Критикуя действия всех, кто ранее стоял во главе революционных движений, Бакунин упрекал их в том, что они всегда хотели делать революцию сами, «своей собственной властью и своей собственной силой».
«…Я решительный враг революции путем декретов… система декретов, желая навязать свободу и равенство, разрушает их. Анархическая система действий вызывает и создает их неминуемо, вне всякого вмешательства какой-нибудь официальной или авторитарной силы…»
«Что же должны делать революционные власти, — и постараемся, чтобы их было как можно меньше, — что они должны делать, чтобы расширить и организовать революцию? — спрашивал Бакунин. — Они должны не сами делать ее, путем декретов, не навязывать ее массам, а вызвать ее в массах. Они должны не навязывать им какую-нибудь организацию, а вызвав их автономную организацию снизу вверх, под сурдинку действовать, при помощи личного влияния на наиболее умных и влиятельных лиц каждой местности».[460]
План этот, как и большинство построений Бакунина, не только утопичен, но и основан на идеализации как народного сознания, так и тех немногих представителей «революционных властей», которых он по необходимости допускает в свою систему.
«Письма к французу» еще далеко не были закончены, как во Франции действительно произошла революция.
После разгрома под Седаном 2 сентября 1870 года французская армия капитулировала. 100 тысяч солдат, офицеров, генералов во главе с императором Наполеоном III оказались в плену. Выступив из Седана, немецкая армия двинулась на Париж. В этой обстановке восставшие рабочие, ворвавшись в Бурбонский дворец, потребовали немедленного провозглашения республики. Третья республика во Франции и на этот раз была завоевана рабочими, но власть оказалась в руках буржуазных лидеров и сторонников Орлеанской династии.
Революционные выступления прокатились по всей стране. Там, где сопротивление буржуазии было слабее, чем в Париже, власть переходила в руки революционных коммун.
В самом Париже у Бакунина не было достаточной опоры, но в провинциях: в Марселе и особенно в Лионе, он имел сторонников. Гаспар Блан (адресат «Писем к французу») и Альбер Ришар возглавляли группу лионских интернационалистов, на которую и делал основную ставку Бакунин. К тому же, по свидетельству М. П. Сажина: «Весь тогдашний Интернационал юга Франции, хотя по размерам и незначительный, находился тогда под влиянием Бакунина, и поэтому к его приезду в Лион собрались несколько видных интернационалистов из Марселя, Сент-Этьена и других южных городов».[461]

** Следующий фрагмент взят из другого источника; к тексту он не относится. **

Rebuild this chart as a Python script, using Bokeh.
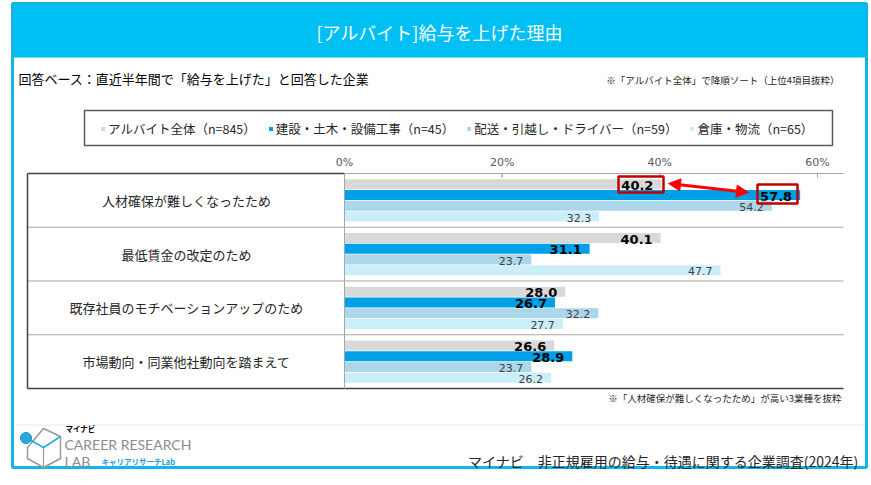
from bokeh.plotting import figure
from bokeh.models import (Range1d, FactorRange, ColumnDataSource, BoxAnnotation, Label, Legend,
                          LegendItem, Arrow, NormalHead, PolyAnnotation)
from bokeh.transform import dodge
from bokeh.core.properties import value
from bokeh.embed import file_html
from bokeh.resources import INLINE

# ---------------- data ----------------
categories = ["人材確保が難しくなったため", "最低賃金の改定のため",
              "既存社員のモチベーションアップのため", "市場動向・同業他社動向を踏まえて"]
series_names = ["アルバイト全体（n=845）", "建設・土木・設備工事（n=45）",
                "配送・引越し・ドライバー（n=59）", "倉庫・物流（n=65）"]
all_part_time = [40.2, 40.1, 28.0, 26.6]
construction = [57.8, 31.1, 26.7, 28.9]
delivery = [54.2, 23.7, 32.2, 23.7]
warehouse = [32.3, 47.7, 27.7, 26.2]
tick_values = [0, 20, 40, 60]

title_text = "[アルバイト]給与を上げた理由"
subtitle_text = "回答ベース：直近半年間で「給与を上げた」と回答した企業"
sort_note = "※「アルバイト全体」で降順ソート（上位4項目抜粋）"
foot_note = "※「人材確保が難しくなったため」が高い3業種を抜粋"
source_text = "マイナビ　非正規雇用の給与・待遇に関する企業調査(2024年)"

# ---------------- style / layout ----------------
JP = "Noto Sans CJK JP"
NUM = "DejaVu Sans"
colors = ["#d9d9d9", "#00a0e9", "#acd6ea", "#cbeffa"]
offsets = [0.3, 0.1, -0.1, -0.3]
CYAN = "#00bff3"

W, H = 871, 485
TABLE_L, TABLE_R, TABLE_T, TABLE_B = 27, 843, 173, 388
ZERO_X = 344
PX_PER_PCT = (817 - 344) / 60.0
n = len(categories)
UNIT = (TABLE_B - TABLE_T) / n                # px per category row
PAD = (H / UNIT - n) / 2.0                    # synthetic padding per side
SHIFT = PAD - TABLE_T / UNIT                  # moves the rows into the table block

p = figure(width=W, height=H, output_backend="svg", toolbar_location=None,
           x_range=Range1d(-ZERO_X / PX_PER_PCT, (W - ZERO_X) / PX_PER_PCT),
           y_range=FactorRange(factors=list(reversed(categories)), range_padding=PAD,
                               range_padding_units="absolute"),
           x_axis_location=None, y_axis_location=None, min_border=0)
p.outline_line_color = None
p.background_fill_color = "white"
p.border_fill_color = "white"
p.grid.visible = False


def cbox(l, r, t, b, **kw):
    kw.setdefault("fill_alpha", 1)
    kw.setdefault("line_alpha", 1)
    return BoxAnnotation(left=l, right=r, top=t, bottom=b, left_units="canvas", right_units="canvas",
                         top_units="canvas", bottom_units="canvas", **kw)


def clabel(x, y, text, **kw):
    return Label(x=x, y=y, x_units="canvas", y_units="canvas", text=text, **kw)


def hline(x0, x1, y, color, w=1.0):
    return cbox(x0, x1, y - w / 2, y + w / 2, fill_color=color, line_color=None)


# ---------------- outer frame / header ----------------
p.add_layout(cbox(12, 866, 3, 57, fill_color=CYAN, line_color=None))
p.add_layout(cbox(12, 866, 3, 467, fill_alpha=0, line_color="#12b5ea", line_width=3))
p.add_layout(clabel(439, 31, title_text, text_font=JP, text_font_size="18px", text_color="white",
                    text_align="center", text_baseline="middle"))
p.add_layout(clabel(18, 78, subtitle_text, text_font=JP, text_font_size="13px", text_color="#000000",
                    text_align="left", text_baseline="middle"))
p.add_layout(clabel(839, 79, sort_note, text_font=JP, text_font_size="9.5px", text_color="#262626",
                    text_align="right", text_baseline="middle"))

# ---------------- table structure ----------------
for k in range(1, n):
    p.add_layout(hline(TABLE_L, TABLE_R, TABLE_T + k * UNIT, "#a6a6a6"))
p.add_layout(hline(TABLE_L, ZERO_X, TABLE_T, "#404040", 1.5))
p.add_layout(hline(ZERO_X, TABLE_R, TABLE_T, "#a6a6a6", 1))
p.add_layout(hline(TABLE_L, TABLE_R, TABLE_B, "#404040", 1.5))
p.add_layout(cbox(TABLE_L - 0.75, TABLE_L + 0.75, TABLE_T, TABLE_B, fill_color="#404040", line_color=None))

# x ticks (data x, canvas y)
for t in tick_values:
    p.add_layout(Label(x=t, y=162, x_units="data", y_units="canvas", text=f"{t}%",
                       text_font=NUM, text_font_size="11px", text_color="#595959",
                       text_align="center", text_baseline="middle"))
    p.add_layout(BoxAnnotation(left=t, right=t, top=TABLE_T, bottom=TABLE_T + 4,
                               left_units="data", right_units="data", top_units="canvas",
                               bottom_units="canvas", fill_alpha=0, line_alpha=1,
                               line_color="#a6a6a6", line_width=1))

# ---------------- bars + labels ----------------
series_vals = [all_part_time, construction, delivery, warehouse]
renderers = []
for i, vals in enumerate(series_vals):
    src = ColumnDataSource(dict(cat=categories, v=vals, lbl=[f"{v:.1f}" for v in vals]))
    r = p.hbar(y=dodge("cat", SHIFT + offsets[i], range=p.y_range), left=0, right="v", height=0.19,
               fill_color=colors[i], line_color=None, source=src)
    renderers.append(r)
    bold = i < 2
    p.text(x="v", y=dodge("cat", SHIFT + offsets[i] - 0.02, range=p.y_range), text="lbl", source=src,
           x_offset=-8, text_align="right", text_baseline="middle",
           text_font=value(NUM), text_font_size=value("13px" if bold else "11px"),
           text_font_style=value("bold" if bold else "normal"),
           text_color="#000000" if bold else "#404040")

# vertical 0% line
p.add_layout(BoxAnnotation(left=0, right=0, top=TABLE_T, bottom=TABLE_B, left_units="data",
                           right_units="data", top_units="canvas", bottom_units="canvas",
                           fill_alpha=0, line_alpha=1, line_color="#a6a6a6", line_width=1))

# category labels
cat_src = ColumnDataSource(dict(cat=categories))
p.text(x=0, y=dodge("cat", SHIFT, range=p.y_range), text="cat", source=cat_src, x_offset=-158,
       text_align="center", text_baseline="middle", text_font=value(JP),
       text_font_size=value("13px"), text_color="#262626")

# ---------------- legend ----------------
legend = Legend(items=[LegendItem(label=series_names[i], renderers=[renderers[i]]) for i in range(4)],
                orientation="horizontal", location=(100, H - 138),
                label_text_font=JP, label_text_font_size="12.5px", label_text_color="#262626",
                glyph_width=5, glyph_height=5, label_standoff=3, spacing=12,
                padding=0, margin=0, border_line_color=None, background_fill_alpha=0)
p.add_layout(legend)
p.add_layout(cbox(84, 832, 110, 145, fill_alpha=0, line_color="#595959", line_width=1.5))

# ---------------- highlight boxes + arrow ----------------
p.add_layout(cbox(618, 663, 176, 192, fill_alpha=0, line_color="#c00000", line_width=2.5))
p.add_layout(cbox(757, 797, 184, 203, fill_alpha=0, line_color="#c00000", line_width=2.5))
p.add_layout(Arrow(start=NormalHead(size=12, fill_color="#ff0000", line_color="#ff0000"),
                   end=NormalHead(size=12, fill_color="#ff0000", line_color="#ff0000"),
                   x_start=668, y_start=183, x_end=748, y_end=192,
                   start_units="canvas", end_units="canvas", line_color="#ff0000", line_width=3))

# ---------------- notes / footer ----------------
p.add_layout(clabel(841, 397, foot_note, text_font=JP, text_font_size="9.5px", text_color="#262626",
                    text_align="right", text_baseline="middle"))
p.add_layout(hline(14, 864, 424.5, "#eeeeee"))
p.add_layout(clabel(858, 460, source_text, text_font=JP, text_font_size="14px", text_color="#262626",
                    text_align="right", text_baseline="middle"))

# logo
p.add_layout(PolyAnnotation(xs=[43, 60, 60, 43, 27, 27], ys=[428, 436, 458, 467, 458, 447],
                            xs_units="canvas", ys_units="canvas", fill_alpha=0, line_alpha=1,
                            line_color="#9a9a9a", line_width=1.5))
p.add_layout(PolyAnnotation(xs=[43, 43, 60, 43], ys=[447, 467, 458, 467],
                            xs_units="canvas", ys_units="canvas", fill_alpha=0, line_alpha=1,
                            line_color="#9a9a9a", line_width=1.2))
p.add_layout(PolyAnnotation(xs=[27, 43, 60, 43], ys=[438, 447, 436, 447],
                            xs_units="canvas", ys_units="canvas", fill_alpha=0, line_alpha=1,
                            line_color="#29a7e1", line_width=1.5))
p.add_layout(cbox(20, 31, 432, 443, fill_color="#29a7e1", line_color="#1b8fc6", border_radius=6))
p.add_layout(clabel(65, 428, "マイナビ", text_font=JP, text_font_size="7.5px", text_font_style="bold",
                    text_color="#000000", text_align="left", text_baseline="middle"))
p.add_layout(clabel(64, 444, "CAREER RESEARCH", text_font="Lato", text_font_size="14px",
                    text_color="#8c8c8c", text_align="left", text_baseline="middle"))
p.add_layout(clabel(64, 461, "LAB", text_font="Lato", text_font_size="14px",
                    text_color="#8c8c8c", text_align="left", text_baseline="middle"))
p.add_layout(clabel(101, 461, "キャリアリサーチLab", text_font=JP, text_font_size="7.5px",
                    text_font_style="bold", text_color="#1a9fe0", text_align="left", text_baseline="middle"))

open("out.html", "w").write(file_html(p, INLINE))
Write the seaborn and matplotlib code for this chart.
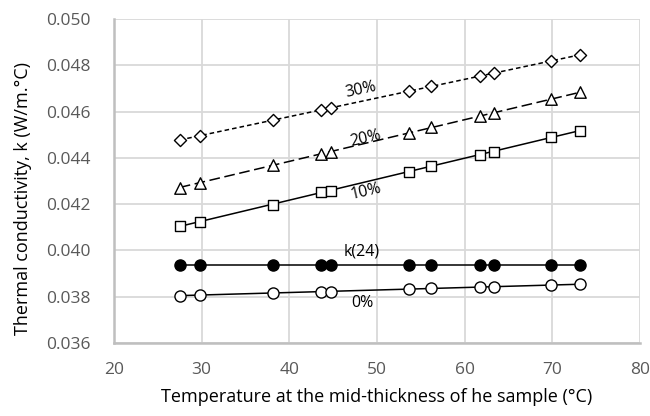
import numpy as np
import pandas as pd
import matplotlib
matplotlib.use("Agg")
import matplotlib.pyplot as plt
import seaborn as sns

# Temperatures at mid-thickness (°C), shared by all series
temps = [27.5, 29.8, 38.1, 43.6, 44.7, 53.6, 56.2, 61.8, 63.3, 69.9, 73.1]

# Thermal conductivity (W/m.°C)
k30 = [0.04477, 0.04496, 0.04562, 0.04607, 0.04616, 0.04690, 0.04709, 0.04752, 0.04767, 0.04817, 0.04846]
k20 = [0.04271, 0.04293, 0.04369, 0.04417, 0.04427, 0.04508, 0.04532, 0.04581, 0.04593, 0.04654, 0.04683]
k10 = [0.04107, 0.04123, 0.04198, 0.04251, 0.04258, 0.04341, 0.04366, 0.04414, 0.04427, 0.04489, 0.04518]
k24 = [0.03937] * len(temps)
k0 = [0.03805, 0.03808, 0.03815, 0.03821, 0.03822, 0.03835, 0.03837, 0.03842, 0.03842, 0.03850, 0.03854]

labels = ["30%", "20%", "10%", "k(24)", "0%"]
label_pos = [(48.1, 0.04693), (48.7, 0.04482), (48.7, 0.04253), (48.3, 0.03994), (48.3, 0.03773)]
label_rot = [12, 13, 13, 0, 0]

sns.set_style("whitegrid")
plt.rcParams["font.family"] = ["Open Sans", "DejaVu Sans"]

fig = plt.figure(figsize=(6.5, 4.16), dpi=100)
ax = fig.add_axes([0.1754, 0.1755, 0.8092, 0.7788])

series = [
    (k30, "D", "white", (0, (3, 2))),
    (k20, "^", "white", (0, (7, 3))),
    (k10, "s", "white", "-"),
    (k24, "o", "black", "-"),
    (k0, "o", "white", "-"),
]
marker_size = {"D": 38, "^": 68, "s": 60, "o": 64}

for vals, mk, fc, ls in series:
    df = pd.DataFrame({"T": temps, "k": vals})
    sns.regplot(data=df, x="T", y="k", ax=ax, scatter=False, ci=None, truncate=True,
                line_kws={"color": "black", "lw": 1.1, "ls": ls, "zorder": 3})
    sns.scatterplot(data=df, x="T", y="k", ax=ax, marker=mk, s=marker_size[mk],
                    facecolor=fc, edgecolor="black", linewidth=1.0, zorder=4)

for lab, (x, y), r in zip(labels, label_pos, label_rot):
    ax.text(x, y, lab, fontsize=11.5, rotation=r, ha="center", va="center",
            color="black", zorder=5, rotation_mode="anchor")

ax.set_xlim(20, 80)
ax.set_ylim(0.036, 0.050)
ax.set_xticks(range(20, 81, 10))
ax.set_yticks(np.arange(0.036, 0.0501, 0.002))
ax.set_yticklabels([f"{v:.3f}" for v in np.arange(0.036, 0.0501, 0.002)])

ax.grid(True, color="#d9d9d9", lw=1.3)
for side in ["top", "right"]:
    ax.spines[side].set_visible(False)
for side in ["left", "bottom"]:
    ax.spines[side].set_color("#bfbfbf")
    ax.spines[side].set_linewidth(1.8)
ax.tick_params(axis="both", colors="#595959", labelsize=12.5, length=5, width=1.3,
               direction="out")
ax.tick_params(axis="y", pad=12)
ax.tick_params(axis="x", pad=9)
ax.tick_params(axis="both", color="#bfbfbf")

ax.set_xlabel("Temperature at the mid-thickness of he sample (°C)", fontsize=13,
              color="black")
ax.set_ylabel("Thermal conductivity, k (W/m.°C)", fontsize=13, color="black")
ax.xaxis.set_label_coords(0.5, -0.14)
ax.yaxis.set_label_coords(-0.155, 0.447)

fig.savefig("out.png", dpi=100)
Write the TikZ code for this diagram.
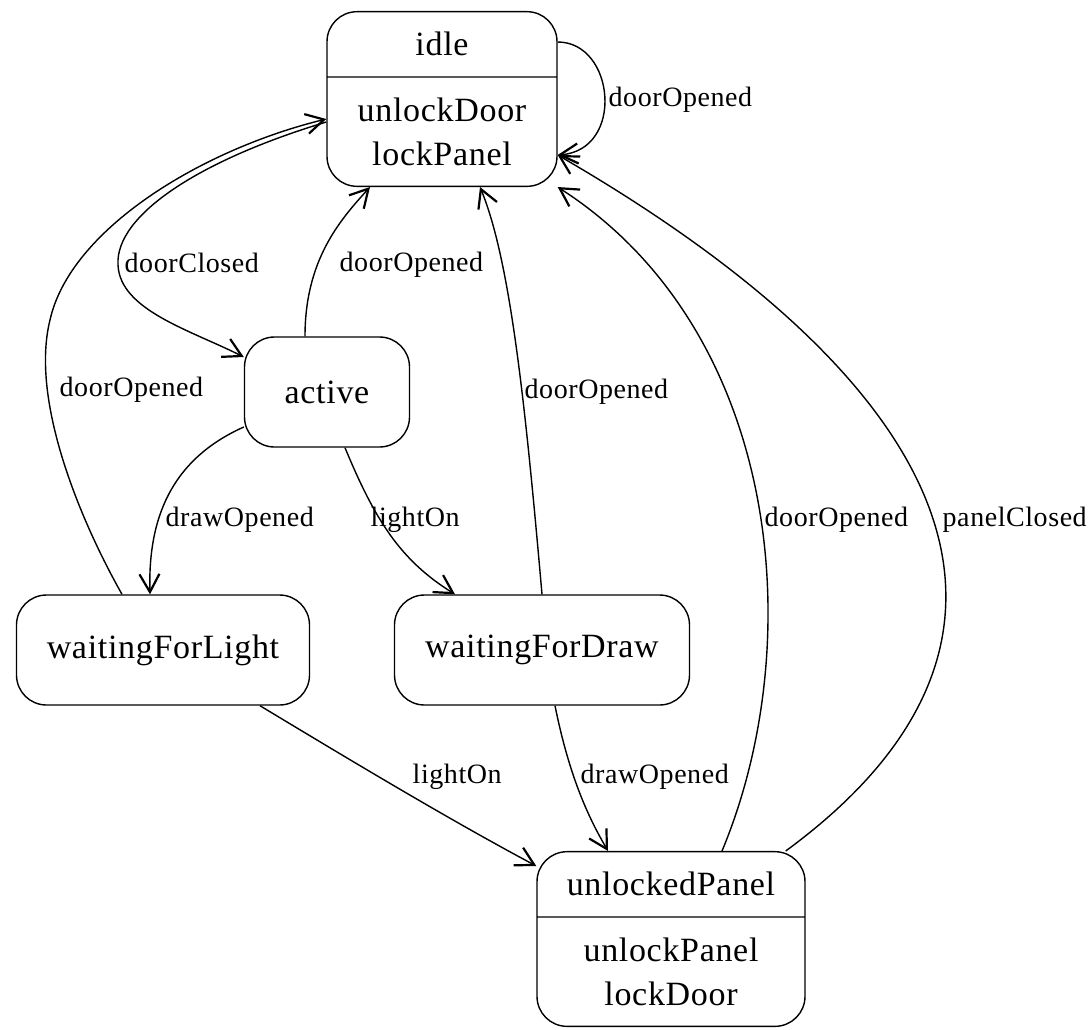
\documentclass[tikz,border=0pt]{standalone}
\usepackage{fontspec}
\setmainfont{Liberation Serif}[LetterSpace=2]
\usetikzlibrary{arrows.meta,shapes.multipart,calc}

\begin{document}
\begin{tikzpicture}[
    x=0.5pt, y=-0.5pt,
    line width=0.7pt,
    >={Straight Barb[length=9pt,width=10pt,line width=1.1pt]},
    state/.style={draw, rounded corners=15pt, minimum height=55pt, font=\fontsize{17}{22}\selectfont},
    statesplit/.style={draw, rounded corners=15pt, rectangle split, rectangle split parts=2,
        text width=#1, align=center, inner xsep=5pt, inner ysep=10pt, font=\fontsize{17}{22}\selectfont},
    lbl/.style={anchor=west, inner sep=1pt, font=\fontsize{14}{17}\selectfont},
    trans/.style={->}
]
\useasboundingbox (0,0) rectangle (1092,1029);

\node [statesplit=105pt] (idle) at (442,99) {idle \nodepart{two} unlockDoor\\lockPanel};
\node [state, minimum width=82.5pt] (active) at (327,392) {active};
\node [state, minimum width=146.5pt] (wfl) at (163,650) {waitingForLight};
\node [state, minimum width=147.5pt] (wfd) at (542,650) {waitingForDraw};
\node [statesplit=124pt] (up) at (671,939) {unlockedPanel \nodepart{two} unlockPanel\\lockDoor};

\draw [trans] ($(idle.east)+(0,-57)$) .. controls (615,42) and (625,150) .. ($(idle.east)+(0,56)$);
\node [lbl] (lSelf) at (606,100) {doorOpened};

\draw [trans] ($(idle.west)+(0,23)$) .. controls (200,160) and (115,215) .. (118,265)
    .. controls (120,310) and (190,330) .. ($(active.west)+(0,-35)$);
\node [lbl] (lClosed) at (122,263) {doorClosed};

\draw [trans] ($(wfl.north)+(-41,0)$) .. controls (80,520) and (30,400) .. (50,320)
    .. controls (70,230) and (200,150) .. ($(idle.west)+(0,20)$);
\node [lbl] (lWflIdle) at (57,390) {doorOpened};

\draw [trans] ($(active.north)+(-22,0)$) .. controls (305,260) and (340,220) .. ($(idle.south)+(-72,0)$);
\node [lbl] (lActIdle) at (337,265) {doorOpened};

\draw [trans] (wfd.north) .. controls (525,400) and (510,260) .. ($(idle.south)+(38,0)$);
\node [lbl] (lWfdIdle) at (522,392) {doorOpened};

\draw [trans] ($(active.west)+(0,35)$) .. controls (170,460) and (148,520) .. ($(wfl.north)+(-13,0)$);
\node [lbl] (lActWfl) at (163,520) {drawOpened};

\draw [trans] ($(active.south)+(18,0)$) .. controls (375,520) and (400,560) .. ($(wfd.north)+(-87,0)$);
\node [lbl] (lActWfd) at (368,520) {lightOn};

\draw [trans] ($(wfl.south)+(97,0)$) .. controls (350,760) and (450,820) .. ($(up.west)+(0,-73)$);
\node [lbl] (lWflUp) at (410,777) {lightOn};

\draw [trans] ($(wfd.south)+(13,0)$) .. controls (570,780) and (590,820) .. ($(up.north)+(-63,0)$);
\node [lbl] (lWfdUp) at (578,777) {drawOpened};

\draw [trans] ($(up.north)+(51,0)$) .. controls (810,640) and (780,330) .. (idle.south east);
\node [lbl] (lUpIdle) at (762,520) {doorOpened};

\draw [trans] ($(up.north east)+(-20,0)$) .. controls (1060,650) and (980,400) .. ($(idle.east)+(0,56)$);
\node [lbl] (lPanel) at (940,520) {panelClosed};
\end{tikzpicture}
\end{document}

Ехать в Лион Бакунин решил в тот же день, как узнал о событиях в Париже. 4 сентября он послал письмо А. Ришару, настаивая на том, чтобы Лион и Марсель взяли инициативу восстания в свои руки. «Если рабочие Лиона и Марселя немедленно не поднимутся, то Франция и европейский социализм погибли. Поэтому колебания были бы преступлением, я в вашем распоряжении и жду немедленного ответа». Очевидно, ответ не заставил себя долго ждать, так как уже 6 сентября Бакунин писал А. Фохту: «Мои друзья, лионские революционные социалисты зовут меня в Лион. Я решил понести туда свои старые революционные кости и там, вероятно, сыграю свою последнюю игру».[462] Далее в этом же письме он просил Фохта прислать ему денег на дорогу: и для этой, возможно, последней революционной акции средств у него не было ни копейки.